Resolving complaints almost always involves finding ways to improve communication. If someone making the complaint does not feel comfortable raising their issue directly with you or your staff as the service provider, or the outcome is not satisfactory, that person can contact the DHS Funds Management Complaints Team for information and support, or can lodge a complaint through our feedback page.
Alternatives to complaining directly to the 'problem' organisation
Some people and some organisations might not welcome complaints. In that case, other agencies can help.
- Health and Community Services Complaints Commissioner (HCSCC)
- Disability Advocacy and Complaints Service of South Australia (DACSA)

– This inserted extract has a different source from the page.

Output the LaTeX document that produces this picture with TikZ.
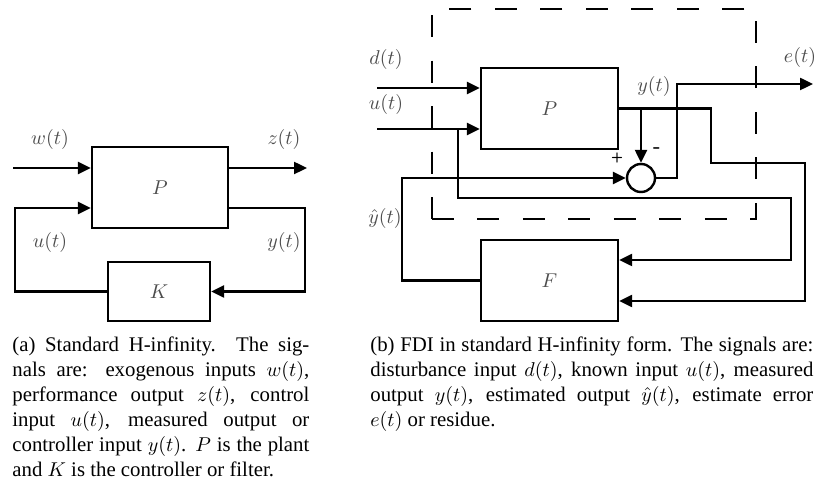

- the South Australian Ombudsman
People can also use the Disability Discrimination Act if they are harassed because of disability.
The Aged Care Quality and Safety Commission can be used for people residing in aged care services.
Practical services are available to help with principle 7
The Department of Human Services (DHS) provides for people to give us feedback of all kinds – including complaints. People can provide feedback:
- using our online feedback form
- by printing, completing and mailing a reply-paid client feedback form to us
- through email
- via fax
- by telephone (including through the National Relay Service).
Visit our feedback page to see more information.
Checklist for principle 7 – complaining without retribution
Ask yourself while you read this checklist as Dignity in Care Champions: can my workplace answer 'Yes' to all the questions below?
- Do we have a policy and procedures around receiving feedback and complaints?
- Do we review our conduct and practices regularly? Do we involve our clients in those reviews so they can identify problem areas?
- Are practices in place to allow people to provide feedback anonymously?
- Is close attention paid to people communicating with us, so that subtle cues about possible distress are picked up?
- Are all staff clear that no one is to be 'punished' in any way for making a report, providing feedback or complaining about their treatment, care or the organisation?
- Do we have a clear and well-understood process to handle complaints, with reasonable timeframes for each step? Have we made that process public to our clients?
- If we do all these things and more, we are supporting people to make complaints without fear of retribution, both as their legal right and as they should expect in our conduct.
Accepting complaints (and acting on them in good faith) – it's about recognising and acting to serve the humanity and individuality of the people with and for whom we work.